# start of DATA

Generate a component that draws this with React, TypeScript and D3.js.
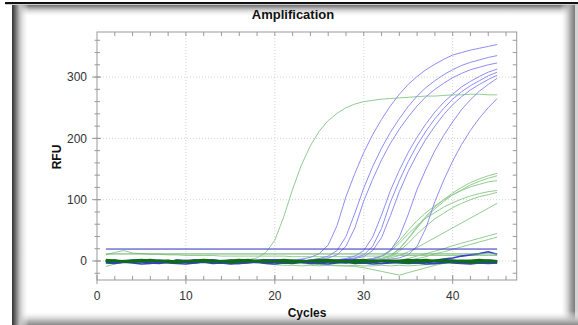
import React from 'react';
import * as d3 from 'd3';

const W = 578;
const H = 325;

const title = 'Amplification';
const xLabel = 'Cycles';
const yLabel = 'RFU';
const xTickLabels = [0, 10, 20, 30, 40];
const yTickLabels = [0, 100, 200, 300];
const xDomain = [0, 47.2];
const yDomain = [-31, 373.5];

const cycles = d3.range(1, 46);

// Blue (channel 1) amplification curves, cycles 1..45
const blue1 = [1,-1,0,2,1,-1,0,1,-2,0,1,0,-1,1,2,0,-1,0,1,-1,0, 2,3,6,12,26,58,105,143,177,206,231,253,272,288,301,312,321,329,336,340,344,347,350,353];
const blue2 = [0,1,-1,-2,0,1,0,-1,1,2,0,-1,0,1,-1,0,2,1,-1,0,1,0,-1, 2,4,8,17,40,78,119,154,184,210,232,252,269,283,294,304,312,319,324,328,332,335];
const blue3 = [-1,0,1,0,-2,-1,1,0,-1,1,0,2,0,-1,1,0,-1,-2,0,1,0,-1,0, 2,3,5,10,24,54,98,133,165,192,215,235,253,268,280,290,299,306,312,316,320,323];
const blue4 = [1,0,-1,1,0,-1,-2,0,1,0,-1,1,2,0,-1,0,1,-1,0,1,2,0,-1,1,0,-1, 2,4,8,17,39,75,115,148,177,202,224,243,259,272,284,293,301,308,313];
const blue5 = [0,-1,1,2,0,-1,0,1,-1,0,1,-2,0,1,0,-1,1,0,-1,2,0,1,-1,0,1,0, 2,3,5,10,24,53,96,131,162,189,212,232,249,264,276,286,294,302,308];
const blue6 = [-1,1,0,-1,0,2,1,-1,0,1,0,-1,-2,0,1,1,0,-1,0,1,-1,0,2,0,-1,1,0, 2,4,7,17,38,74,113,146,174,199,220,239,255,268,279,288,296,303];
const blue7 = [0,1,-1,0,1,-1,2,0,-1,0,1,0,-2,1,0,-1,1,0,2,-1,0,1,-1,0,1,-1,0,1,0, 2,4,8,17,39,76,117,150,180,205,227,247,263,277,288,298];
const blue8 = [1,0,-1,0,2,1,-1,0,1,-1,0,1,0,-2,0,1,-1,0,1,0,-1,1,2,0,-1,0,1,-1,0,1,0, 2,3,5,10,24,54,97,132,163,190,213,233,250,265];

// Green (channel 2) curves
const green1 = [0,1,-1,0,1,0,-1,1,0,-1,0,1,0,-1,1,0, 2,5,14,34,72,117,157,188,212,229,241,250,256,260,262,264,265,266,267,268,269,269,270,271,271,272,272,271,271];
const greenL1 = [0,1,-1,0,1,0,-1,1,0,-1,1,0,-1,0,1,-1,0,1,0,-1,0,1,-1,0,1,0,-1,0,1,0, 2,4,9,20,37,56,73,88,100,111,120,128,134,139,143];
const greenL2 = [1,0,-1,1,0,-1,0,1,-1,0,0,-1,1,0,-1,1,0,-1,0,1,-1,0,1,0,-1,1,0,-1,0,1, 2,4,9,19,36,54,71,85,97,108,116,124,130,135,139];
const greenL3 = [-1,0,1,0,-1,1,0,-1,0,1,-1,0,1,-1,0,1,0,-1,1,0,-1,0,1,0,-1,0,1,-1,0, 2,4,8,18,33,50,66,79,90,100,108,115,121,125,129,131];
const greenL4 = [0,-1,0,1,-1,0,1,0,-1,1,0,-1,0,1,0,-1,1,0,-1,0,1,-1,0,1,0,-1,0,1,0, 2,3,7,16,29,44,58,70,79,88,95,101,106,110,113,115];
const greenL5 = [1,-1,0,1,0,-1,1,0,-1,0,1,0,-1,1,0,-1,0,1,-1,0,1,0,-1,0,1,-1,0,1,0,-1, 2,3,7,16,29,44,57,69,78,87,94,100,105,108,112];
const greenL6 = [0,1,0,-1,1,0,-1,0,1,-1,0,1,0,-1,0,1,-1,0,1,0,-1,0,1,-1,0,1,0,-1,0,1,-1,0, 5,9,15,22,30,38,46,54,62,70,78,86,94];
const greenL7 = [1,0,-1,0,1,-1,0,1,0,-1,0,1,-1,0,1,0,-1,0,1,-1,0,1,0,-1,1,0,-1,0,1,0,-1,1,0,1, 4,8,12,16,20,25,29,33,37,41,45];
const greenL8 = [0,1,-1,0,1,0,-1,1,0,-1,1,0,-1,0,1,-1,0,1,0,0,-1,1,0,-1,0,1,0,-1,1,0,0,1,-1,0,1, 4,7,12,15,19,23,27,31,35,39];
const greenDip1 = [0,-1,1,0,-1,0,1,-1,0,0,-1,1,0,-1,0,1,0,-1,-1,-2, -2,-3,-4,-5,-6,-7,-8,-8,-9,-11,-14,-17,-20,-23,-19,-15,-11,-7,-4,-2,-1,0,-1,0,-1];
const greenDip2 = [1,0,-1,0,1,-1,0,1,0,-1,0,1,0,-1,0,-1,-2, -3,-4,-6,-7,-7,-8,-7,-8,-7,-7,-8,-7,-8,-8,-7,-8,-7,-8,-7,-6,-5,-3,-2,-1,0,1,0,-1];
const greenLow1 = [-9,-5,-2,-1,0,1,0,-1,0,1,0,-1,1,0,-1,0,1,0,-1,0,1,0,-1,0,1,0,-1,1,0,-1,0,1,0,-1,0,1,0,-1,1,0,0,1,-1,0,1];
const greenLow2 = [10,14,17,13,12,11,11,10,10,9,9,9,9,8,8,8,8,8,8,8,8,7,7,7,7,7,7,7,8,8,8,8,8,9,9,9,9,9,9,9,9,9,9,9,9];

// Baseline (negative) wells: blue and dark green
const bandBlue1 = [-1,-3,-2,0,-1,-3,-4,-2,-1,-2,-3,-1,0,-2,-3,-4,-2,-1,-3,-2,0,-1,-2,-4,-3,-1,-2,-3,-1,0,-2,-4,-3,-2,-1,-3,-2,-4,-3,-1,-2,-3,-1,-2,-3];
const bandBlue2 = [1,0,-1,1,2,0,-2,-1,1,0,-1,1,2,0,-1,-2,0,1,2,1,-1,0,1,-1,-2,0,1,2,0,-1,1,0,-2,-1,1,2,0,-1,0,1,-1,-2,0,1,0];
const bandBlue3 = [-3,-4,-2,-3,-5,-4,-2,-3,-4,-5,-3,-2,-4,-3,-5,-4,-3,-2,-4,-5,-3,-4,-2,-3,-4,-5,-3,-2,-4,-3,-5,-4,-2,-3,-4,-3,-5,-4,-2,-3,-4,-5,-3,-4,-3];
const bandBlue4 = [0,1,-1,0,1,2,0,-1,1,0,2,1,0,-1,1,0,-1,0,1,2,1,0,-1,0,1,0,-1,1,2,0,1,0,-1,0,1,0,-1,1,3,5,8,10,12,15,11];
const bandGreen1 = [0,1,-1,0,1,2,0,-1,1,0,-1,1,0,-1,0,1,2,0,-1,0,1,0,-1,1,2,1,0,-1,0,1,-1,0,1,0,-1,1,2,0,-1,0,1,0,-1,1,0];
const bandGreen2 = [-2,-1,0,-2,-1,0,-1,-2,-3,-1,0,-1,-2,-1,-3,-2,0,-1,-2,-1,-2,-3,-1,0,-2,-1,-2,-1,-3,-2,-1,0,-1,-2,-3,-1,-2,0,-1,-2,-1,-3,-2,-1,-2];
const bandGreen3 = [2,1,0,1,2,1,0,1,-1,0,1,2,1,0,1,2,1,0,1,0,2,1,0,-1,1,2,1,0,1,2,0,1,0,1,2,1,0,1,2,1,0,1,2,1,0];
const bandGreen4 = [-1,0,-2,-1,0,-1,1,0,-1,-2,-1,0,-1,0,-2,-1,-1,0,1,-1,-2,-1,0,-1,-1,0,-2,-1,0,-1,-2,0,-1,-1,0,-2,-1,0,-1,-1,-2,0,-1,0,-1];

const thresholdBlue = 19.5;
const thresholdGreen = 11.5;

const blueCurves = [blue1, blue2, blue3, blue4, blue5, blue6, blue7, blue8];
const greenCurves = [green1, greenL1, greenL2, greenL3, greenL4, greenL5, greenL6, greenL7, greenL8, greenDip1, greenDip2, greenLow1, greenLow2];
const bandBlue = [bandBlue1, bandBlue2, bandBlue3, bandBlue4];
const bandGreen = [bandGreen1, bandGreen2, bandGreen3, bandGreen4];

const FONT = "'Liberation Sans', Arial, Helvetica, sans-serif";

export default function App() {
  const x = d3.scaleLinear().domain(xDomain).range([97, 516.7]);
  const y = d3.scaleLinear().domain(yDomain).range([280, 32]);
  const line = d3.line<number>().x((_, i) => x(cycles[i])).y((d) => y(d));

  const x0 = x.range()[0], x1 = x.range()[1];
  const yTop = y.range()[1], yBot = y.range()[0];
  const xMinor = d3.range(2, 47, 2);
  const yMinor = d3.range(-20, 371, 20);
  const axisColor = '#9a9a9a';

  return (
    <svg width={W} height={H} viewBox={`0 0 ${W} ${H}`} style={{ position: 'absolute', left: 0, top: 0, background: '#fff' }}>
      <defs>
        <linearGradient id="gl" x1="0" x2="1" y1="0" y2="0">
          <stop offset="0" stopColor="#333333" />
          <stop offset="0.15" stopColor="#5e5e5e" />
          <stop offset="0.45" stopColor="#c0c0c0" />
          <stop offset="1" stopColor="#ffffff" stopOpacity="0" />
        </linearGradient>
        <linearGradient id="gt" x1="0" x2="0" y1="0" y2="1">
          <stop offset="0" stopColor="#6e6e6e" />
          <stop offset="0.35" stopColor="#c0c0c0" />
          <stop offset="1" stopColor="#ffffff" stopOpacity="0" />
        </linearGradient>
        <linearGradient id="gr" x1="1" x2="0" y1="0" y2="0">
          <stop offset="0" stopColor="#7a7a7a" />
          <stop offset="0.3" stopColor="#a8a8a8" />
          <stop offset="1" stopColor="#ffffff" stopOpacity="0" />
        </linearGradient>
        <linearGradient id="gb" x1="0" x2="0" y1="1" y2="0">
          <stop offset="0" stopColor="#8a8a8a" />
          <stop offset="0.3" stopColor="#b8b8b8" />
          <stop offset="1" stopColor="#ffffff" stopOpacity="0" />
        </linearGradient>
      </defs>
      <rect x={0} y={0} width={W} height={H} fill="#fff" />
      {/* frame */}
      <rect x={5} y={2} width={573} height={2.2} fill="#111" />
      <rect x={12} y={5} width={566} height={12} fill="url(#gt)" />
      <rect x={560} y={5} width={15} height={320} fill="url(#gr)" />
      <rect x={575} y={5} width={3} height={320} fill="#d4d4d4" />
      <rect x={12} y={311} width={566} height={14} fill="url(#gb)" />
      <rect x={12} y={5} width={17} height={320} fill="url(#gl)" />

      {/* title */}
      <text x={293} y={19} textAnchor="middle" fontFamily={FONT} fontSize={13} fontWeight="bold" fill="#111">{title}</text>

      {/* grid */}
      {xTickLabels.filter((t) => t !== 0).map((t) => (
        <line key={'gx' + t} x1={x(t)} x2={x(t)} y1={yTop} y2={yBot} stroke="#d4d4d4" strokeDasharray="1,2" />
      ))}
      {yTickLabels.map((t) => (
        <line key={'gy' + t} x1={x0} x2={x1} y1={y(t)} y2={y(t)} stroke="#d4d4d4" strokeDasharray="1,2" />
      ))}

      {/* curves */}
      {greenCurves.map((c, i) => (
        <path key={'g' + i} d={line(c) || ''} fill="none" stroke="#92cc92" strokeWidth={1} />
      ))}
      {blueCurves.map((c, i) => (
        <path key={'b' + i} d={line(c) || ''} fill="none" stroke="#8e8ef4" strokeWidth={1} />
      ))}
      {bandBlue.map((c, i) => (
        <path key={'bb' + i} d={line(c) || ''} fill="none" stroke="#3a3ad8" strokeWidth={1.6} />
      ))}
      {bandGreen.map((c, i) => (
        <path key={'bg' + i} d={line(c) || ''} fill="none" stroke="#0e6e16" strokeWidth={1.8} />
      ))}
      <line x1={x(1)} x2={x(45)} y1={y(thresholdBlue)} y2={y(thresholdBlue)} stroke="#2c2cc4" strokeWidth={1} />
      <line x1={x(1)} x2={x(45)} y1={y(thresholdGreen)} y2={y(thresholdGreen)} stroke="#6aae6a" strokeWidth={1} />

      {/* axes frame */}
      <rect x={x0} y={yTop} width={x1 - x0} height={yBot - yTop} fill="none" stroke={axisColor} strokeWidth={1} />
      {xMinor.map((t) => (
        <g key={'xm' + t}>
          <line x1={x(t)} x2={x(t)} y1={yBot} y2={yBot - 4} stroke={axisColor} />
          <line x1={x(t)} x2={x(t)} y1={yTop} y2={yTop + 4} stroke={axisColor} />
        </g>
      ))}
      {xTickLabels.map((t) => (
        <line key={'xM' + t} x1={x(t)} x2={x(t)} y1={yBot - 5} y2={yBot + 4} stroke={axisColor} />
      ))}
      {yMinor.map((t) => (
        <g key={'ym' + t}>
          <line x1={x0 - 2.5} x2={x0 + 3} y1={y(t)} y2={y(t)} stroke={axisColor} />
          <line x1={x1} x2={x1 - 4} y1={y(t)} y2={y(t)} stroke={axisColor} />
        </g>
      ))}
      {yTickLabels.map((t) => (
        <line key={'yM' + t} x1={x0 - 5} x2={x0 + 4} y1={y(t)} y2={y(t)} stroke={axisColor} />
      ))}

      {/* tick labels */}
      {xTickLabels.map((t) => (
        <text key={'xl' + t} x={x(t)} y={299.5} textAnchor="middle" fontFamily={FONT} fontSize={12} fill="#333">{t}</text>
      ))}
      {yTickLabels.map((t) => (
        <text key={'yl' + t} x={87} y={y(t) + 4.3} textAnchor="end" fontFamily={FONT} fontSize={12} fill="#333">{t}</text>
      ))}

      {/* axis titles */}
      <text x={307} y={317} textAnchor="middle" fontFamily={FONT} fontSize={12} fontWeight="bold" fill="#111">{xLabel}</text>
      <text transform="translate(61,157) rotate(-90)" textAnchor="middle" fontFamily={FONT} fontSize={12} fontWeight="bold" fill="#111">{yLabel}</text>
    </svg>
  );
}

# end of DATA

» **AIM OF THE EXERCISE**: Without the pictures, please reproduce each line of the listing above exactly, from the first one through the line bearing "const cycles = d3.range(1, 46);".

» **RESPONSE**:
Generate a component that draws this with React, TypeScript and D3.js.
import React from 'react';
import * as d3 from 'd3';

const W = 578;
const H = 325;

const title = 'Amplification';
const xLabel = 'Cycles';
const yLabel = 'RFU';
const xTickLabels = [0, 10, 20, 30, 40];
const yTickLabels = [0, 100, 200, 300];
const xDomain = [0, 47.2];
const yDomain = [-31, 373.5];

const cycles = d3.range(1, 46);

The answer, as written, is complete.